Records from a data collection:
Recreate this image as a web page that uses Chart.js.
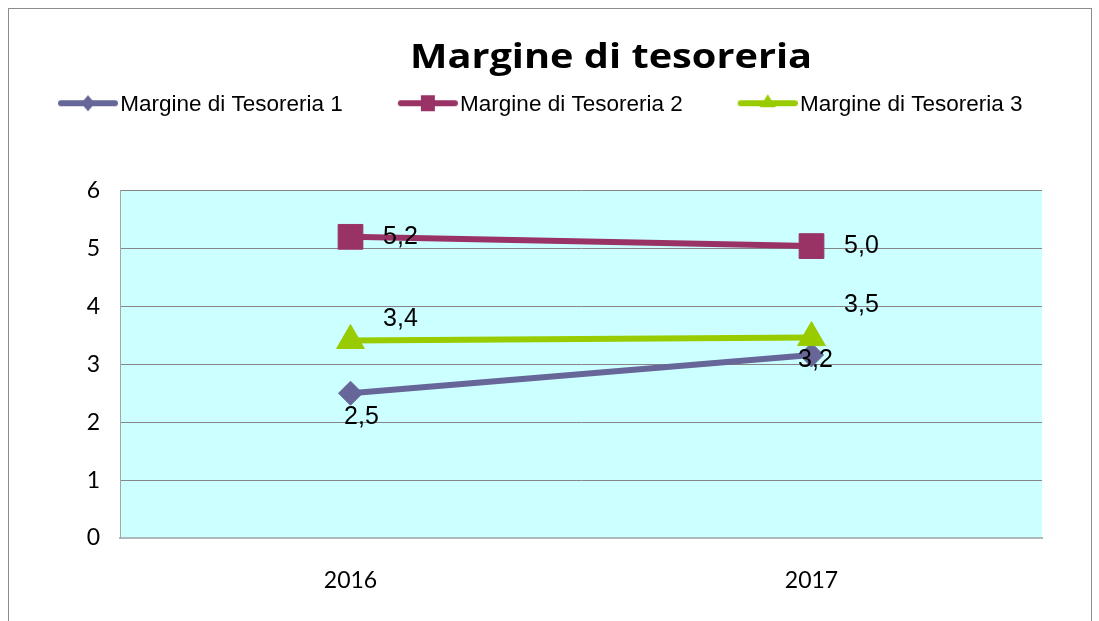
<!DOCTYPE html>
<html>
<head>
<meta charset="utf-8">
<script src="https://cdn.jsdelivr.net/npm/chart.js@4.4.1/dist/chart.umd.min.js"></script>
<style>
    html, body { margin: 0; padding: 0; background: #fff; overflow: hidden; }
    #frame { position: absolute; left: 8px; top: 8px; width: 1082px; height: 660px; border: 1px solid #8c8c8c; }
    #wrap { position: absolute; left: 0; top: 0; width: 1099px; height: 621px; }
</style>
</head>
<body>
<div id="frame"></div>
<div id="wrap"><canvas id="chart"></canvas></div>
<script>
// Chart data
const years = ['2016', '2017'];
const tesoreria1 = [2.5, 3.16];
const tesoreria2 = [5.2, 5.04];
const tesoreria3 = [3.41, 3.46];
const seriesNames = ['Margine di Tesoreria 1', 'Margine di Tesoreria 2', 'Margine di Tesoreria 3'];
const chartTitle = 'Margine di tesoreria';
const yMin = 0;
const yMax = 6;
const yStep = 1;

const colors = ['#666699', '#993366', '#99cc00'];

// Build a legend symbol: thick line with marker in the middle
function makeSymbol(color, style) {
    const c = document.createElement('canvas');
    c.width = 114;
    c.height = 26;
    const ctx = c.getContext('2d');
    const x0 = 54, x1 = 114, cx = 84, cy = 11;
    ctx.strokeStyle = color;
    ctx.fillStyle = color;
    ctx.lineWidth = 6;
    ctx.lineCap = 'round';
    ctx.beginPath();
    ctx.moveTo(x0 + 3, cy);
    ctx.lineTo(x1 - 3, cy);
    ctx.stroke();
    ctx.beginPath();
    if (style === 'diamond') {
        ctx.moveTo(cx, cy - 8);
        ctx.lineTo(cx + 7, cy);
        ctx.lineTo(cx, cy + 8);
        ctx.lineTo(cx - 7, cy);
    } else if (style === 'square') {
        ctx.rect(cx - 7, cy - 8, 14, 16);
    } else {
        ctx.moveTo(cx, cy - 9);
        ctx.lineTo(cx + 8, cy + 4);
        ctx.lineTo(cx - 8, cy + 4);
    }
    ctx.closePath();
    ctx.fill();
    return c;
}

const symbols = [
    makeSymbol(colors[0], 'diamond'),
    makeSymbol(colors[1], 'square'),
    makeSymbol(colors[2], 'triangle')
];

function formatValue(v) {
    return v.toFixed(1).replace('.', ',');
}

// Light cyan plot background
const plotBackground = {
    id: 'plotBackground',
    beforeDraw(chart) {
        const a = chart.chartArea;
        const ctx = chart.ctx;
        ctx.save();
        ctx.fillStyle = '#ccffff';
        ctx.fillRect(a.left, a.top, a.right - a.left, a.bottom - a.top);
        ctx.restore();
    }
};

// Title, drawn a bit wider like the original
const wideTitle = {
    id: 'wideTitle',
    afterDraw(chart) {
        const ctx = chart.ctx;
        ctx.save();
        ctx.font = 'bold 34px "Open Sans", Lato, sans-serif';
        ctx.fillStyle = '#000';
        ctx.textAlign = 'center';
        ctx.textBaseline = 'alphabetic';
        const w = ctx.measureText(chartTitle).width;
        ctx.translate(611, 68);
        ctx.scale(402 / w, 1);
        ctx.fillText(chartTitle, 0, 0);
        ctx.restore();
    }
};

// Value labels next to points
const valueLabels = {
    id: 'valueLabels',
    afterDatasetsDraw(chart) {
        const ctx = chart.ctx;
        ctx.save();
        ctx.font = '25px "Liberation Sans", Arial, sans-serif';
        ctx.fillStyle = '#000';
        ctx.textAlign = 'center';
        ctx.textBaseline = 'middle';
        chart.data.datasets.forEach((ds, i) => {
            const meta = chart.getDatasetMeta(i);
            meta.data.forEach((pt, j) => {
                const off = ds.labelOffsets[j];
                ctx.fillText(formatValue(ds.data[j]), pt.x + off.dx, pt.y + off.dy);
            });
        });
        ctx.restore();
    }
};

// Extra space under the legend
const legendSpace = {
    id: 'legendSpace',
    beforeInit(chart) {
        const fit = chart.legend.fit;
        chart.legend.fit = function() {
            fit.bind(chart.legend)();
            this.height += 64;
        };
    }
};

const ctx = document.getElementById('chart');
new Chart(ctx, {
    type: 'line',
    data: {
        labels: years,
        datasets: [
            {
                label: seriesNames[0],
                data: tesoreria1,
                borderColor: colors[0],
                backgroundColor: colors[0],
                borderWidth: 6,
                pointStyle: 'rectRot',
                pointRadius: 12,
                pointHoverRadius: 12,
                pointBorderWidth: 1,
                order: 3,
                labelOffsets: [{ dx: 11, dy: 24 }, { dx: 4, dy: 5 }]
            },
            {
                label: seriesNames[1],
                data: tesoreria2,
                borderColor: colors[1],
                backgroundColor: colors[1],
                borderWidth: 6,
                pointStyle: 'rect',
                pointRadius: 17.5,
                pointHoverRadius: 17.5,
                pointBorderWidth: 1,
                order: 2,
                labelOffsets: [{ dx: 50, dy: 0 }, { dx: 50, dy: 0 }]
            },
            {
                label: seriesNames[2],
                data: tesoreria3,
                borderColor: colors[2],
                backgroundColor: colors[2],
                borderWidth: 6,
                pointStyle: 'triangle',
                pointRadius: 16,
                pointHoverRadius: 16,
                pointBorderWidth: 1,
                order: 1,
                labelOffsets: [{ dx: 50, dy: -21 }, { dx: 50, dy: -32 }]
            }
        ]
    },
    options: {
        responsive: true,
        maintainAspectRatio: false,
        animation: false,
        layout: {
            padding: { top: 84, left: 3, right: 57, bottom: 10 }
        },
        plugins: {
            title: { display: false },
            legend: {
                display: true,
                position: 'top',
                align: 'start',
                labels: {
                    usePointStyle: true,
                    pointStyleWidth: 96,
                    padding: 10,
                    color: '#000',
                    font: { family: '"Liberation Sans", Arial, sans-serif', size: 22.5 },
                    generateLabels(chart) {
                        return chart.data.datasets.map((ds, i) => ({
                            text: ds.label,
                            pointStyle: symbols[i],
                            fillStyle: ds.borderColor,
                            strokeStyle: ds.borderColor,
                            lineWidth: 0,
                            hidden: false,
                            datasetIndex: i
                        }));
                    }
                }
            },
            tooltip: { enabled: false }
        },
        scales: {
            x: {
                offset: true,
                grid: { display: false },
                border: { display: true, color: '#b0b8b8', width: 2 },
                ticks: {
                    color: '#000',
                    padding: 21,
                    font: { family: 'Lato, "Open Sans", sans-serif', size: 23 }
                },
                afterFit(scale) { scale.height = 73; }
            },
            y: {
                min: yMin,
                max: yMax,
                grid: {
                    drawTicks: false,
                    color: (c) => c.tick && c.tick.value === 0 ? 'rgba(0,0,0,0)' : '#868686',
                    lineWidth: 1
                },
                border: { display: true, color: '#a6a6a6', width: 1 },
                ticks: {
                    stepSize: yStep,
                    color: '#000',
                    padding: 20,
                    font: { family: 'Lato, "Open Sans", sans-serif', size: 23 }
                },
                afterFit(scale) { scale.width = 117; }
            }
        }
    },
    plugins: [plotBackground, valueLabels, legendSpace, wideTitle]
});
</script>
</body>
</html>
--
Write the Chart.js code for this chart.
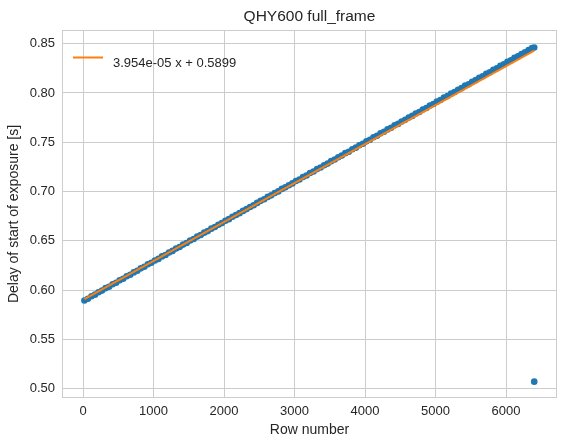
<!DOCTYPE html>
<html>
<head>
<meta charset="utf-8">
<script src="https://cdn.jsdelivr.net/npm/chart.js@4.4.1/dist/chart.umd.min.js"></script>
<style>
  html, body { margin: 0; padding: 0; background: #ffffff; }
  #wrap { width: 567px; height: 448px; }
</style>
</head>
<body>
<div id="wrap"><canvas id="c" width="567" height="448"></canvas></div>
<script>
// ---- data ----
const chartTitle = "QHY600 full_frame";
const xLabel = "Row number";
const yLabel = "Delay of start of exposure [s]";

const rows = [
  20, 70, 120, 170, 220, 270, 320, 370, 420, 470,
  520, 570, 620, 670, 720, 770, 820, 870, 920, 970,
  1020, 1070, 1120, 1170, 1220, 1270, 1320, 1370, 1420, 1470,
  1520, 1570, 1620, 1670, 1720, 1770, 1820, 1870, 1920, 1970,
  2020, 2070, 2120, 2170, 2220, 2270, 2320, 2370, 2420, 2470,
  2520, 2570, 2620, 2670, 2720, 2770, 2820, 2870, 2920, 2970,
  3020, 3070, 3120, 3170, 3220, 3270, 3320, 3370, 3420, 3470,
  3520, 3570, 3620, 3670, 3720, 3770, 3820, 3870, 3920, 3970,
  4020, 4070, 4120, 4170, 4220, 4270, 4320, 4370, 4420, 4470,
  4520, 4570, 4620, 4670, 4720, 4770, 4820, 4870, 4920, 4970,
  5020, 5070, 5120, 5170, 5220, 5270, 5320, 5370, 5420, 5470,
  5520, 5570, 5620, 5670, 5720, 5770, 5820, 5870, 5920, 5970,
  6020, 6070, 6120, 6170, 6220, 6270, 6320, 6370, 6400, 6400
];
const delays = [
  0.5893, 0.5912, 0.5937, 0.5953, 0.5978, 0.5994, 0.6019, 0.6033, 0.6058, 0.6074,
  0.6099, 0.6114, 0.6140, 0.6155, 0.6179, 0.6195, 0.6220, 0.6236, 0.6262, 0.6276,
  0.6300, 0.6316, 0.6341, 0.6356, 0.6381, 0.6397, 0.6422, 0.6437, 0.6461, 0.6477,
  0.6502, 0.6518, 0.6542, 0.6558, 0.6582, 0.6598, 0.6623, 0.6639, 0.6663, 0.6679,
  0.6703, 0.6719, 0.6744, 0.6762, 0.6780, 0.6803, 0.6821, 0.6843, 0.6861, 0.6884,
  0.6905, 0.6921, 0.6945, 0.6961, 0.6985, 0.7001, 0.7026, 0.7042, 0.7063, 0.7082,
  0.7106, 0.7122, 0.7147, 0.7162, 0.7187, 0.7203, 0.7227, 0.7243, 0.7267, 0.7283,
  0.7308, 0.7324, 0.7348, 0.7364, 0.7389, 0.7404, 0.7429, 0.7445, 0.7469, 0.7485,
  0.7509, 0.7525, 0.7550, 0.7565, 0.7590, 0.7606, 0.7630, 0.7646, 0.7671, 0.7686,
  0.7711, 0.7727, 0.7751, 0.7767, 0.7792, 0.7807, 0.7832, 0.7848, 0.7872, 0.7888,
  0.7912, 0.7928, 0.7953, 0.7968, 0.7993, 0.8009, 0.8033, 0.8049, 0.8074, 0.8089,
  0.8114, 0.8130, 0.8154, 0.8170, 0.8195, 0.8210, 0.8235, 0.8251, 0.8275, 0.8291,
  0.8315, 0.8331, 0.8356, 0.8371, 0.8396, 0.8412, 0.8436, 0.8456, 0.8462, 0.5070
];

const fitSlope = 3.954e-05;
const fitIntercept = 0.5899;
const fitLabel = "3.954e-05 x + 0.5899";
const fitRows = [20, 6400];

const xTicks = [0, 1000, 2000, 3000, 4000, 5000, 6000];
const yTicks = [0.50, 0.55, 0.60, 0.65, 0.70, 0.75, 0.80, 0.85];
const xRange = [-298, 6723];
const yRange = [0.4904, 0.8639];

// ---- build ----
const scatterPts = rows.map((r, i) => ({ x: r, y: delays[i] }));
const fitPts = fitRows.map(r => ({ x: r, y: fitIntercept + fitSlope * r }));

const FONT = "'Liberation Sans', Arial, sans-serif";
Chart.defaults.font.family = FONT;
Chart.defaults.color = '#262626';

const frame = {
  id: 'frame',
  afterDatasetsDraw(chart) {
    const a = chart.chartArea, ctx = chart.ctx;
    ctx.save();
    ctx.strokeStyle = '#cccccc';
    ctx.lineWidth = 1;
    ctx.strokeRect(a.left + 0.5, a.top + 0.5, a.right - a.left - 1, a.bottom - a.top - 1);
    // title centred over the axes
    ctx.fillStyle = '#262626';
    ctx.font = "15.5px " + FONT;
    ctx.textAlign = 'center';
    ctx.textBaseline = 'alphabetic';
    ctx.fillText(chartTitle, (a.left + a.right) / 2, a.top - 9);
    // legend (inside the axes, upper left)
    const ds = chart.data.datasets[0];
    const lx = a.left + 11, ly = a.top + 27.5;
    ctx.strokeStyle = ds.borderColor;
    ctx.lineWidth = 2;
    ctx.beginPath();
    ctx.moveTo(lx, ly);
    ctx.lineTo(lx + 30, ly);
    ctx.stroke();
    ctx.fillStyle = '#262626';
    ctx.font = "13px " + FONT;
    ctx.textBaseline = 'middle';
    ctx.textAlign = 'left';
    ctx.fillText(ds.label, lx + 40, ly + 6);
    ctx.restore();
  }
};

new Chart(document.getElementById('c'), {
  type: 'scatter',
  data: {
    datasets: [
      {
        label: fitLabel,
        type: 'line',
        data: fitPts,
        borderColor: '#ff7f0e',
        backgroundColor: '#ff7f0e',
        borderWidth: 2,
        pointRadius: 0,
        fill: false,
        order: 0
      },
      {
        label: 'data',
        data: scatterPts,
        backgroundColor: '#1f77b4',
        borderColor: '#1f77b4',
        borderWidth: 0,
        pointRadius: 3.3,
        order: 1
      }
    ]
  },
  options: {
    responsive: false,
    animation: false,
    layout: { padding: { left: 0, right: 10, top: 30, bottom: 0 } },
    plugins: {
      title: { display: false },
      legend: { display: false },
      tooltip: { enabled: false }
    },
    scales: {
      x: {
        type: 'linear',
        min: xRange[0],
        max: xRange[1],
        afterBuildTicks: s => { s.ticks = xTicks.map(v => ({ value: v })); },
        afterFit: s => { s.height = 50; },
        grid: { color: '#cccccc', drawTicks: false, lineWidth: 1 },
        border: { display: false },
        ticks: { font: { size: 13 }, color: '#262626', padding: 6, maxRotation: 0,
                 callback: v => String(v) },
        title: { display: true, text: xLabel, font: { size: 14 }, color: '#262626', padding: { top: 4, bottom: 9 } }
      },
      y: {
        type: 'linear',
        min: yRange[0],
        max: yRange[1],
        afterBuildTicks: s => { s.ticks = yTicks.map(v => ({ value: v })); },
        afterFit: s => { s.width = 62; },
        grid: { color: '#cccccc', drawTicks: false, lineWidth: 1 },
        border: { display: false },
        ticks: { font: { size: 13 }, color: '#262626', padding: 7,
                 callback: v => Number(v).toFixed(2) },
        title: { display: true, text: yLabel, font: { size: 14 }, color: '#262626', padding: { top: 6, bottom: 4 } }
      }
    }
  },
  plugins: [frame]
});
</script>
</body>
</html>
---
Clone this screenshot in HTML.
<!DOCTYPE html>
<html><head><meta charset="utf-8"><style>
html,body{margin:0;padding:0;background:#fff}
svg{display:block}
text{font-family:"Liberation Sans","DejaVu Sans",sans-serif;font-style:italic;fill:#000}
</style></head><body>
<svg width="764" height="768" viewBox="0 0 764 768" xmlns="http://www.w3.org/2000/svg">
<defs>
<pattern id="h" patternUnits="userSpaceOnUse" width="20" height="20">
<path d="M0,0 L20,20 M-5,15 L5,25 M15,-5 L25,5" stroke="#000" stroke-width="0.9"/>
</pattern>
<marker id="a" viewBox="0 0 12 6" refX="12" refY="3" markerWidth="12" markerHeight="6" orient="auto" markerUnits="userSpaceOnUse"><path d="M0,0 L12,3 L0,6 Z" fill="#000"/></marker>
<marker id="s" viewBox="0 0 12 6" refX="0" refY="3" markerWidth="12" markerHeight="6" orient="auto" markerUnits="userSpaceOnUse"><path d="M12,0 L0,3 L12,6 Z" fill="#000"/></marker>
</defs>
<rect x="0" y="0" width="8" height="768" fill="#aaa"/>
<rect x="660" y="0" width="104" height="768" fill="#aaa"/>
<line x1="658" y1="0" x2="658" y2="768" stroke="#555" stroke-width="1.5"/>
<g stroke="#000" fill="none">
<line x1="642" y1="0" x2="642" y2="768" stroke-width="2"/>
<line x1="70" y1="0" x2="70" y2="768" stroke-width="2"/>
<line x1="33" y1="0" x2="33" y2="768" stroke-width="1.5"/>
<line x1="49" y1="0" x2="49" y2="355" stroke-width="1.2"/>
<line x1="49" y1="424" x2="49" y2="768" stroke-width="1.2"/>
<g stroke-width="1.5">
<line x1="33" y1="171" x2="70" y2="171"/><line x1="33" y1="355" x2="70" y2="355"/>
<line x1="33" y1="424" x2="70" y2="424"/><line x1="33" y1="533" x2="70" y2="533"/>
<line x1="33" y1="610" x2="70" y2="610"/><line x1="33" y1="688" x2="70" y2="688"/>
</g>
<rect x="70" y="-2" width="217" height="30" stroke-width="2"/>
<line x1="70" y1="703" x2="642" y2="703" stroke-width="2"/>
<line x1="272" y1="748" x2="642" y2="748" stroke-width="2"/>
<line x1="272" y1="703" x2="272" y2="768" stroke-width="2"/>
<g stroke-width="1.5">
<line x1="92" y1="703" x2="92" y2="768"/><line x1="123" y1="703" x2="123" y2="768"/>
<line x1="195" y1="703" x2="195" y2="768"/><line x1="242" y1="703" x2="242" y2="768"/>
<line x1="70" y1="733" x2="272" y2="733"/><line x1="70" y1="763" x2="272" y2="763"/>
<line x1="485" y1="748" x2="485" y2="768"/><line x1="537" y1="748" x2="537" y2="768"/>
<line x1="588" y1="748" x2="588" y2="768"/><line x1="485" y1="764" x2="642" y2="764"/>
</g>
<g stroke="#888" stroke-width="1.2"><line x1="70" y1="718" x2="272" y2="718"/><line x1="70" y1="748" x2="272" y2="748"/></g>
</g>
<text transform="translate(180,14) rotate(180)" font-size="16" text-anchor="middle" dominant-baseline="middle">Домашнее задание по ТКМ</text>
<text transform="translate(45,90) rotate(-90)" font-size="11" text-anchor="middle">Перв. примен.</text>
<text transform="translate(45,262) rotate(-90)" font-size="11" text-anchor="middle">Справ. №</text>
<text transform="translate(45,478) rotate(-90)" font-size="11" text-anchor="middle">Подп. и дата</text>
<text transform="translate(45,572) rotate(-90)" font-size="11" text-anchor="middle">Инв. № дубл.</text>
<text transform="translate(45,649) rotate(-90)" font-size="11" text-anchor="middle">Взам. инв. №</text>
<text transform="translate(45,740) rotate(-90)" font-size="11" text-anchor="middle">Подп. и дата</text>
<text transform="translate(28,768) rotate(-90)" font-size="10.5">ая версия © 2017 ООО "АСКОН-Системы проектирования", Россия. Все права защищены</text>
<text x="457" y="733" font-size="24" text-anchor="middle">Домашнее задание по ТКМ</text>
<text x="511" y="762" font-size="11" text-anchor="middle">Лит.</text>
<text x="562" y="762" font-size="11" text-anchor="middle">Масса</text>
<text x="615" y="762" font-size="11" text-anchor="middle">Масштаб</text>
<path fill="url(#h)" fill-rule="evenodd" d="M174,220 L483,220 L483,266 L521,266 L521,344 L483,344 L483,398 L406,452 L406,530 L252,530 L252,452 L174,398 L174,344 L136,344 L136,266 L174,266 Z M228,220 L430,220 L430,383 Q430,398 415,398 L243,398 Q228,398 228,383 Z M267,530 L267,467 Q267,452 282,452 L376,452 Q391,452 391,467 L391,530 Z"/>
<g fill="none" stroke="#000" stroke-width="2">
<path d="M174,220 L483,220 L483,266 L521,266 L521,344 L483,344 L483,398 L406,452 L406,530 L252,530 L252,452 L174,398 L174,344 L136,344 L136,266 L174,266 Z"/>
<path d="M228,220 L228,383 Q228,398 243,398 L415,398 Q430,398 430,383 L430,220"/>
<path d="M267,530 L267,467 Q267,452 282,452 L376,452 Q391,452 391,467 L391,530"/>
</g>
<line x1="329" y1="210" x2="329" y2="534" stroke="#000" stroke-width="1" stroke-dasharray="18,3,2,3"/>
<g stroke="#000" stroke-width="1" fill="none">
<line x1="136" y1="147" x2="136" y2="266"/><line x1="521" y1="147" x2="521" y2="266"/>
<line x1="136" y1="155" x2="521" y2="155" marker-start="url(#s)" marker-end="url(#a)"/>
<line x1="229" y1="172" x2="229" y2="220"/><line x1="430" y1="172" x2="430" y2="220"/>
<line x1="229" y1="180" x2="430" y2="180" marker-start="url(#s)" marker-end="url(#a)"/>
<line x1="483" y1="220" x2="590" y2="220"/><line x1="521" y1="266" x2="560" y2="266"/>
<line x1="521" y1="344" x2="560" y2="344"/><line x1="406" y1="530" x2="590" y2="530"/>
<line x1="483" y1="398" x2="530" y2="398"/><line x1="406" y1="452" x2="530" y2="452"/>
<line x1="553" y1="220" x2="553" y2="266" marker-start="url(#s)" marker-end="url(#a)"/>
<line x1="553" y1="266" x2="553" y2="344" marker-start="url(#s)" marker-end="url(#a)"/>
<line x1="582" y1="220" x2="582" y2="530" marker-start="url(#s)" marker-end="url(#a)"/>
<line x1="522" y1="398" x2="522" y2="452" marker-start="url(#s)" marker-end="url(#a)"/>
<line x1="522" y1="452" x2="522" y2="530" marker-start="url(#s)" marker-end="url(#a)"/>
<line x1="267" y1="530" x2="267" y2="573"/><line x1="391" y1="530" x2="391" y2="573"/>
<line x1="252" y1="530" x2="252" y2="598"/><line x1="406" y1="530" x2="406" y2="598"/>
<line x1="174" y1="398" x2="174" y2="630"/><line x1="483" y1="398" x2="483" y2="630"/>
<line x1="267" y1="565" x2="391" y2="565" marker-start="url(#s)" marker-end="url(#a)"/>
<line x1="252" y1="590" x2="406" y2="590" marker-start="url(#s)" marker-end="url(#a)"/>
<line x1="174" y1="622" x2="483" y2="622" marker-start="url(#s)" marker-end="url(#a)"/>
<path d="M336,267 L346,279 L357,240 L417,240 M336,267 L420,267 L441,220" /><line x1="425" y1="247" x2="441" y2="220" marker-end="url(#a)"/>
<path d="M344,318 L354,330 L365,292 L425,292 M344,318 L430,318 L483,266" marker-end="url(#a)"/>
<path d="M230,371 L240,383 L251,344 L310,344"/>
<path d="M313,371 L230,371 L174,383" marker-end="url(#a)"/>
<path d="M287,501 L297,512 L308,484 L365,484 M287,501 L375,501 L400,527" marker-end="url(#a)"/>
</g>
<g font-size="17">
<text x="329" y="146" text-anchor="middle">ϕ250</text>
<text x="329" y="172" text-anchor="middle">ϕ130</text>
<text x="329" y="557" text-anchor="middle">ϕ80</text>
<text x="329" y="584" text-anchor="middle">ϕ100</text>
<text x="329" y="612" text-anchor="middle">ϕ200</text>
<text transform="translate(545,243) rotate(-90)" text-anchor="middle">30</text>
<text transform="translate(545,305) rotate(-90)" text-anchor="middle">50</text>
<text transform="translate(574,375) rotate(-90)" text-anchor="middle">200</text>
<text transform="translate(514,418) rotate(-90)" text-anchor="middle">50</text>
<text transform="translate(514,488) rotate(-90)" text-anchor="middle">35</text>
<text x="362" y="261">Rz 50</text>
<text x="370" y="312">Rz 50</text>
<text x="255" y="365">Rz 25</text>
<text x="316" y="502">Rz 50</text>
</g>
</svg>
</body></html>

### WHAT IS ASKED:
Pictures are excluded. Repeat exactly the lines from the one containing "Recreate this image" to the one containing "const colors = ['#666699', '#993366', '#99cc00'];", inclusive.

### RESPONSE TO THE TASK:
Recreate this image as a web page that uses Chart.js.
<!DOCTYPE html>
<html>
<head>
<meta charset="utf-8">
<script src="https://cdn.jsdelivr.net/npm/chart.js@4.4.1/dist/chart.umd.min.js"></script>
<style>
    html, body { margin: 0; padding: 0; background: #fff; overflow: hidden; }
    #frame { position: absolute; left: 8px; top: 8px; width: 1082px; height: 660px; border: 1px solid #8c8c8c; }
    #wrap { position: absolute; left: 0; top: 0; width: 1099px; height: 621px; }
</style>
</head>
<body>
<div id="frame"></div>
<div id="wrap"><canvas id="chart"></canvas></div>
<script>
// Chart data
const years = ['2016', '2017'];
const tesoreria1 = [2.5, 3.16];
const tesoreria2 = [5.2, 5.04];
const tesoreria3 = [3.41, 3.46];
const seriesNames = ['Margine di Tesoreria 1', 'Margine di Tesoreria 2', 'Margine di Tesoreria 3'];
const chartTitle = 'Margine di tesoreria';
const yMin = 0;
const yMax = 6;
const yStep = 1;

const colors = ['#666699', '#993366', '#99cc00'];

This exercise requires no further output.